Bryan e Rony a esperavam sentados à mesa quando ela entrou na cozinha. A conversa durante o jantar foi leve e agradável. Bryan contou tudo que vira na Toca, mencionou novamente o lago, o menino acrescentou:

- Papai disse que algumas vezes eles iam nadar sem roupas!

Hermione lutou contra a imagem que invadiu sua mente. Não queria pensar no corpo forte e bronzeado de Harry emergindo do lago, nu ainda por cima...

- Isso Harry não me falou.

- Harry te contou alguma história?

- Não há muito o que fazer além de conversar quando duas pessoas ficam perdidas na floresta.

Era engraçado, ela pensou enquanto comia. Confessara a Harry seu medo do escuro, algo que jamais revelou ao homem com quem estivera casada durante nove anos. Confiava em seu ex-marido, mas não sabia por que não tinha comentado nada sobre o assunto. Antigamente, ela se abria mais com Harry, realmente, e simplesmente discutia com Rony.

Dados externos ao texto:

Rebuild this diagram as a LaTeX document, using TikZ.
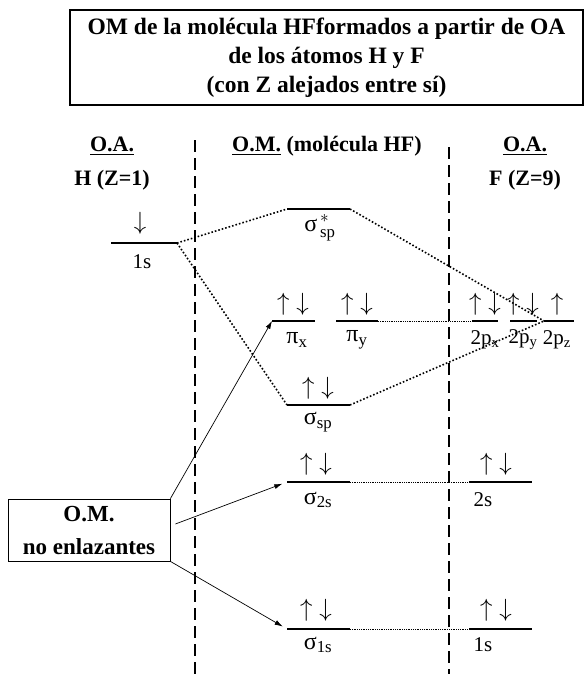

Depois do casamento Harry havia se tornado mais fechado. Bryan estava falando sobre a casa onde o pai morava. Hermione sabia que devia ter achado impressionante! Com toda aquela magia, o lugar era lindo realmente. E eles haviam reformado toda a casa, tornando-a maior e mais luxuosa. Mais tarde, depois de arrumarem a cozinha e colocarem Bryan na cama, Hermione e Rony se sentaram à mesa diante de duas xícaras de chá para conversarem.

- Você está muito quieto. – ela começou. – Aconteceu alguma coisa?

- Na verdade, há algo que quero discutir com você. Uma onde de apreensão a invadiu. Nunca vira Rony tão sério, tão sombrio.

- O que foi?

Ele escolheu as palavras com cuidado antes de começar.

- Durante os últimos dois meses, tenho tido alguns problemas bem desagradáveis, como dores de cabeça, tontura e visão embaçada. Cheguei a pensar que precisava de óculos, e por isso fui procurar um médico, mas ele não encontrou nada de errado em meus olhos.

A apreensão cresceu quando ele desviou o olhar e mexeu o chá pela terceira vez. Os dedos tremiam, e ele parecia nervoso.

- Rony, está me assustando. Fale de uma vez. O que está acontecendo?

- Tenho um tumor. As palavras pairaram no ar por alguns instantes, enquanto Hermione rezava para ter ouvido mal.